Here are some tips to help you out:
- Phishing messages will usually ask you to share personal or financial information - like your Social Security Number or credit card details. That information isn't needed to sign up for a Coronavirus test.
- If you notice shady shortened links, or weird destinations if you hover over the link, you're likely dealing with a phishing attempt.
- Phishing messages will usually contain weird attachments - like a Word doc with an .exe extension.
- Hackers who use phishing will try to claim they're someone in a position of authority - like the CEO, a police officer, or someone from the CDC in this case.
- Don't answer calls from numbers you don't recognize. If your colleagues have a question, they can chat with you on the company's encrypted messaging channels.
- Phishing messages will almost always contain obvious spelling errors. Also, they will come from weird addresses that try to copy legit ones. For example, if company emails at your workplace are [name]@finance.com, a scammer would use something like [name]@f1nance.org.
- Phishing emails will have very generic opening lines (like "Greetings Sir or Madam"), and they will always have a tone of urgency that insists you act on the spot.
- Use Stanford's Anti-Phishing Browser Extensions to improve your odds. Consider using uMatrix and uBlock Origin too since they can prevent harmful scripts from starting up.
For more information on Coronavirus phishing scams, follow this link.
Use Security Software
VPNs are great for security, but they can't protect you against malware. And hackers love to use that - especially Coronavirus-themed malware like malicious live maps or fake apps that use tracking malware.
That's why you need to use antivirus/antimalware software to secure your device. If your company didn't provide you with one, or you're just a regular online user, try Malwarebytes or Bitdefender.
Use Password Managers
Password managers are software that act as a digital vault for your login credentials. They secure them behind one Master Password, and even offer password generators to help you come up with strong passwords.
Your company should already use a password manager. If it doesn't, though, 1Password Business and Dashlane Business are good options. If you're a regular user and don't have one, try one of the services on this list.
Secure Home Networks
One very easy way to do this that's also free is to change the default login credentials on the router. You should train your employees to do this, and you should also do this even if you don't work from home.
Because hackers can actually look up PDF manuals for routers on the Internet. They can google the model, find the manual, and just use the admin username and password in it to hack into your router.
How do they know the model? From the SSID most of the time (the name of the WiFi network). So change that too.
Patch Your VPN Servers
This mostly applies to Palo Alto Networks, Fortinet, and Pulse Secure users since those services had vulnerabilities before.

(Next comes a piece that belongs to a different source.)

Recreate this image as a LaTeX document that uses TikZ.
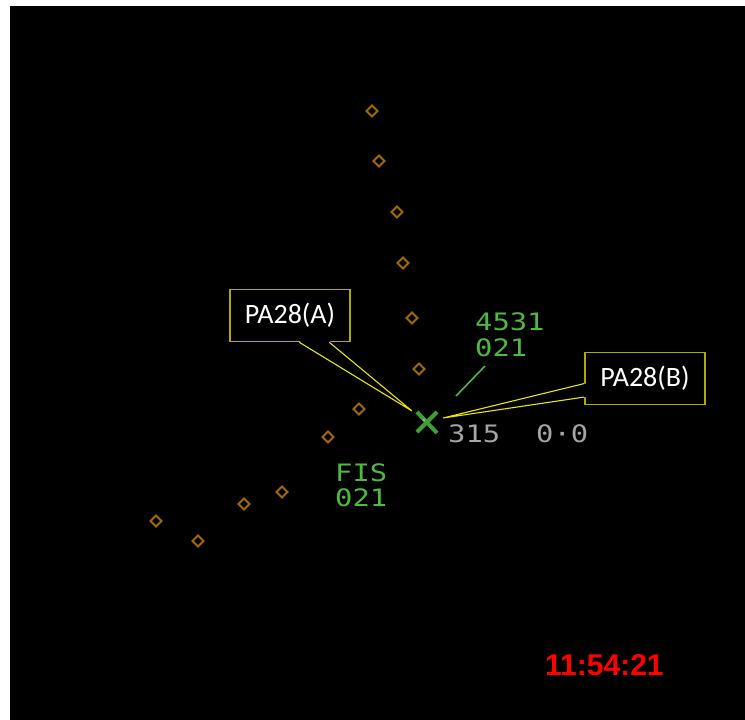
\documentclass[tikz,border=0pt]{standalone}
\usepackage{fontspec}
\setmainfont{Carlito}
\newfontfamily\radarfont[FakeStretch=1.2]{DejaVu Sans Mono}
\newfontfamily\clockfont{Liberation Sans}
\usetikzlibrary{positioning,calc}
\definecolor{radargreen}{RGB}{80,185,65}
\definecolor{targetgreen}{RGB}{60,160,50}
\definecolor{labelgrey}{RGB}{165,165,165}
\definecolor{trail}{RGB}{160,105,10}
\definecolor{calloutedge}{RGB}{175,170,0}
\definecolor{calloutline}{RGB}{235,230,0}
\definecolor{clockred}{RGB}{255,0,0}

\begin{document}
\begin{tikzpicture}[x=1pt, y=-1pt,
    trackpt/.style={draw=trail, line width=2pt},
    tag/.style={font=\radarfont\fontsize{24}{24}\selectfont, text=radargreen, inner sep=0pt, anchor=base west,
      text height=18pt, text depth=0pt},
    readout/.style={font=\radarfont\fontsize{24}{24}\selectfont, text=labelgrey, inner sep=0pt, anchor=base west,
      text height=18pt, text depth=0pt},
    calloutbox/.style={draw=calloutedge, fill=black, line width=1.5pt, minimum width=120pt, minimum height=52pt,
      inner sep=0pt, text=white, font=\fontsize{28}{28}\selectfont},
    clock/.style={font=\clockfont\bfseries\fontsize{30}{30}\selectfont, text=clockred, inner sep=0pt, anchor=base west}]

  % Screen
  \useasboundingbox (0,0) rectangle (745,720);
  \fill[white] (0,0) rectangle (745,720);
  \fill[black] (10,6) rectangle (745,720);

  % Track history
  \foreach \x/\y in {372/111, 379/161, 397/212, 403/263, 412/318, 419/369,
                     359/409, 328/437, 282/492, 244/504, 156/521, 198/541} {
    \draw[trackpt] (\x,\y) +(-5.5,0) -- +(0,-5.5) -- +(5.5,0) -- +(0,5.5) -- cycle;
  }

  % Target symbol
  \coordinate (tgt) at (427,422);
  \draw[targetgreen, line width=4pt] ($(tgt)+(-10,-10)$) -- ($(tgt)+(10,11)$);
  \draw[targetgreen, line width=4pt] ($(tgt)+(10,-10)$) -- ($(tgt)+(-10,10)$);
  \fill[labelgrey] ($(tgt)+(-3,-2)$) circle (1.6pt);

  % Data blocks
  \node[tag] (sqk) at (475,330) {4531};
  \node[tag] (lvl) at (475,356) {021};
  \node[tag] (fis) at (335,481) {FIS};
  \node[tag] (fislvl) at (335,506) {021};
  \node[readout] (hdg) at (448,442) {315};
  \node[readout] (spd) at (536,442) {0·0};

  % Leader line
  \coordinate (ldtop) at (485,366);
  \coordinate (ldbot) at (456,396);
  \draw[radargreen, line width=1.6pt] (ldtop) -- (ldbot);

  % Callouts
  \node[calloutbox] (pa28a) at (290,315.5) {PA28(A)};
  \node[calloutbox] (pa28b) at (645,378.3) {PA28(B)};
  \coordinate (tipA) at (412,411);
  \coordinate (tipB) at (443,418);
  \fill[black] ($(pa28a.south west)+(70,-1.5)$) -- (tipA) -- ($(pa28a.south west)+(100,-1.5)$) -- cycle;
  \fill[black] ($(pa28b.south west)+(1.5,-8)$) -- (tipB) -- ($(pa28b.south west)+(1.5,-21.5)$) -- cycle;
  \draw[calloutline, line width=1.1pt] ($(pa28a.south west)+(70,0)$) -- (tipA) -- ($(pa28a.south west)+(100,0)$);
  \draw[calloutline, line width=1.1pt] ($(pa28b.south west)+(0,-8)$) -- (tipB) -- ($(pa28b.south west)+(0,-21.5)$);

  % Clock
  \node[clock] (clk) at (545,675) {11:54:21};

\end{tikzpicture}
\end{document}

You can find all the right updates in this article from ZDNet.
Even if you use a different service, you should still make sure the servers are up-to-date.

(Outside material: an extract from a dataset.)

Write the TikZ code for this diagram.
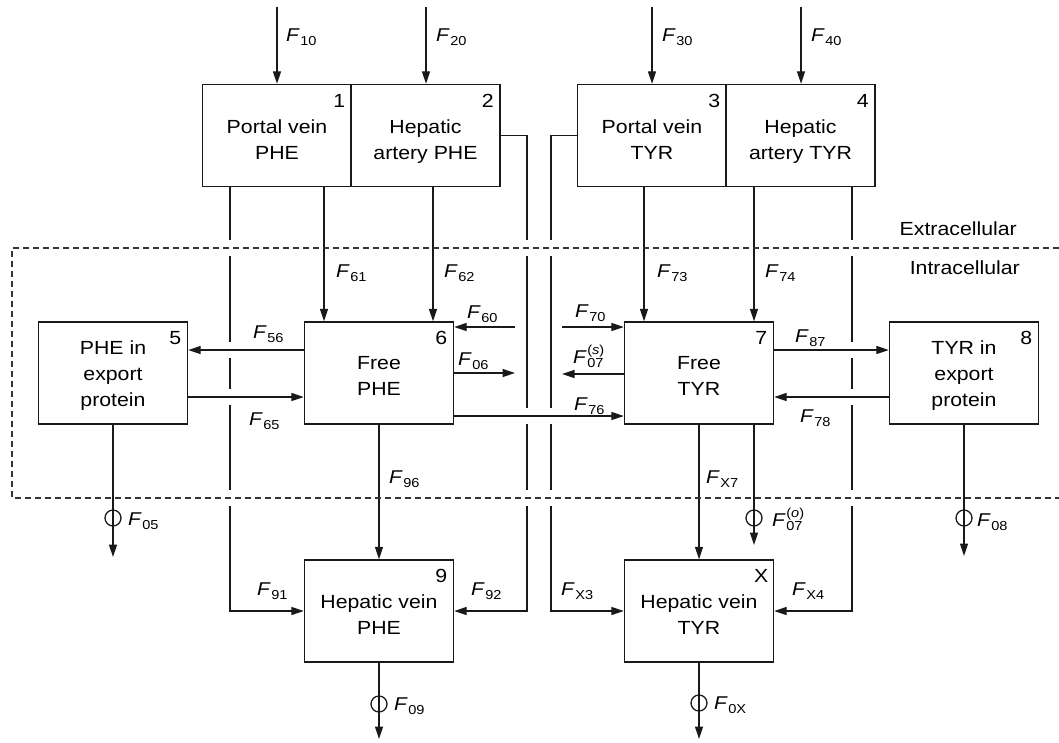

Enable MFA on All Accounts
MFA means you'll need to enter a randomly generated code to complete the login process. It might seem like a hassle, but according to Microsoft, it can block 99.9% of account takeovers. Yes, even if the hacker has the user's login credentials.
Ideally, you should turn on this feature on all your accounts. If you run a business, you should turn it on or integrate it into your VPN accounts too if possible.

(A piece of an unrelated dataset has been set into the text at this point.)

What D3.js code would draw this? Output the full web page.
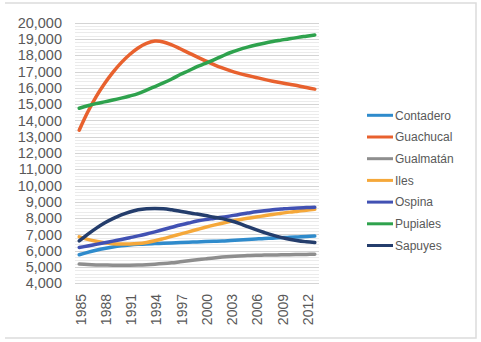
<!DOCTYPE html>
<html>
<head>
<meta charset="utf-8">
<script src="https://cdn.jsdelivr.net/npm/d3@7"></script>
<style>
  body { margin: 0; background: #fff; }
  svg { display: block; }
</style>
</head>
<body>
<div id="chart"></div>
<script>
// data
var years = d3.range(1985, 2014);
var tickYears = [1985, 1988, 1991, 1994, 1997, 2000, 2003, 2006, 2009, 2012];
var yTicks = d3.range(4000, 20001, 1000);
var names = ['Contadero', 'Guachucal', 'Gualmatán', 'Iles', 'Ospina', 'Pupiales', 'Sapuyes'];
var colors = ['#2f8bcc', '#e8612e', '#8e8e8e', '#f5a83a', '#4151b3', '#2ea24d', '#243d6c'];

var contadero = [5750, 5900, 6030, 6140, 6230, 6300, 6350, 6390, 6420, 6440, 6460, 6480, 6500, 6520, 6540,
  6560, 6580, 6600, 6630, 6660, 6690, 6720, 6750, 6770, 6800, 6830, 6850, 6870, 6900];
var guachucal = [13400, 14500, 15450, 16250, 16950, 17550, 18050, 18450, 18730, 18870, 18820, 18640, 18400, 18150, 17900,
  17660, 17430, 17220, 17040, 16890, 16760, 16640, 16520, 16410, 16310, 16220, 16130, 16020, 15920];
var gualmatan = [5180, 5150, 5130, 5120, 5110, 5110, 5110, 5120, 5140, 5170, 5210, 5260, 5320, 5380, 5440,
  5500, 5560, 5610, 5650, 5680, 5700, 5720, 5730, 5740, 5750, 5760, 5770, 5775, 5780];
var iles = [6850, 6700, 6580, 6490, 6430, 6410, 6410, 6440, 6510, 6610, 6740, 6880, 7020, 7160, 7300,
  7440, 7570, 7690, 7800, 7900, 7990, 8070, 8150, 8230, 8300, 8370, 8430, 8490, 8540];
var ospina = [6200, 6290, 6390, 6490, 6590, 6690, 6800, 6910, 7030, 7160, 7300, 7440, 7580, 7700, 7820,
  7910, 7980, 8050, 8140, 8230, 8310, 8390, 8460, 8520, 8560, 8600, 8630, 8650, 8670];
var pupiales = [14750, 14900, 15030, 15140, 15250, 15370, 15500, 15650, 15860, 16080, 16300, 16540, 16820, 17050, 17300,
  17500, 17720, 17950, 18170, 18350, 18500, 18630, 18740, 18840, 18930, 19020, 19100, 19170, 19240];
var sapuyes = [6600, 7000, 7370, 7700, 7970, 8200, 8380, 8510, 8580, 8600, 8580, 8510, 8420, 8330, 8250,
  8160, 8060, 7970, 7840, 7680, 7480, 7290, 7120, 6960, 6820, 6700, 6610, 6550, 6500];

var seriesValues = [contadero, guachucal, gualmatan, iles, ospina, pupiales, sapuyes];

var width = 481, height = 342;

var svg = d3.select('#chart').append('svg')
  .attr('width', width)
  .attr('height', height);

// frame (top, right, bottom)
svg.append('path')
  .attr('d', 'M5,3H476V338H5')
  .attr('fill', 'none')
  .attr('stroke', '#dcdcdc')
  .attr('stroke-width', 1.5);

var x = d3.scaleBand().domain(years).range([75, 319]).padding(0);
var y = d3.scaleLinear().domain([4000, 20000]).range([283.3, 22.7]);

var cx = function(yr) { return x(yr) + x.bandwidth() / 2; };

// minor gridlines
var g = svg.append('g');
g.selectAll('.minor').data(d3.range(4200, 20000, 200).filter(function(v) { return v % 1000 != 0; }))
  .enter().append('line')
  .attr('class', 'minor')
  .attr('x1', 75).attr('x2', 319)
  .attr('y1', function(d) { return Math.round(y(d)) + 0.5; })
  .attr('y2', function(d) { return Math.round(y(d)) + 0.5; })
  .attr('stroke', '#ebebeb');

// major gridlines
g.selectAll('.major').data(yTicks).enter().append('line')
  .attr('class', 'major')
  .attr('x1', 75).attr('x2', 319)
  .attr('y1', function(d) { return Math.round(y(d)) + 0.5; })
  .attr('y2', function(d) { return Math.round(y(d)) + 0.5; })
  .attr('stroke', '#d4d4d4');

// y labels
g.selectAll('.ylab').data(yTicks).enter().append('text')
  .attr('class', 'ylab')
  .attr('x', 62)
  .attr('y', function(d) { return y(d); })
  .attr('dy', '0.35em')
  .attr('text-anchor', 'end')
  .attr('font-family', 'Liberation Sans, Arial, sans-serif')
  .attr('font-size', '14.5px')
  .attr('fill', '#595959')
  .text(d3.format(','));

// x labels, rotated
g.selectAll('.xlab').data(tickYears).enter().append('text')
  .attr('class', 'xlab')
  .attr('transform', function(d) { return 'translate(' + (cx(d) + 1.5) + ',294) rotate(-90)'; })
  .attr('dy', '0.35em')
  .attr('text-anchor', 'end')
  .attr('font-family', 'Liberation Sans, Arial, sans-serif')
  .attr('font-size', '14px')
  .attr('fill', '#595959')
  .text(function(d) { return d; });

// series lines
var line = d3.line()
  .x(function(d, i) { return cx(years[i]); })
  .y(function(d) { return y(d); })
  .curve(d3.curveCatmullRom.alpha(0.5));

svg.append('g').selectAll('.series').data(seriesValues).enter().append('path')
  .attr('class', 'series')
  .attr('d', line)
  .attr('fill', 'none')
  .attr('stroke', function(d, i) { return colors[i]; })
  .attr('stroke-width', 3.5)
  .attr('stroke-linecap', 'round');

// legend
var legend = svg.append('g').selectAll('.leg').data(names).enter().append('g')
  .attr('class', 'leg')
  .attr('transform', function(d, i) { return 'translate(367,' + (115.3 + i * 21.7) + ')'; });

legend.append('line')
  .attr('x1', 0).attr('x2', 26)
  .attr('stroke', function(d, i) { return colors[i]; })
  .attr('stroke-width', 3);

legend.append('text')
  .attr('x', 28)
  .attr('dy', '0.35em')
  .attr('font-family', 'Liberation Sans Narrow, Liberation Sans, Arial, sans-serif')
  .attr('font-size', '12px')
  .attr('fill', '#595959')
  .text(function(d) { return d; });
</script>
</body>
</html>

Will the VPN Surge in Traffic Continue?
It's hard to say how long this crisis will last. Vaccines are already being developed and tested, and some speculate that things should start getting better by summer. On the other hand, some experts actually think the pandemic will last until next spring (at least in the UK).
In any case, due to the Coronavirus, VPN usage will likely increase even more in the coming weeks - especially if more and more businesses move to the work-from-home model. Whether or not this trend will continue once the crisis is over remains to be seen.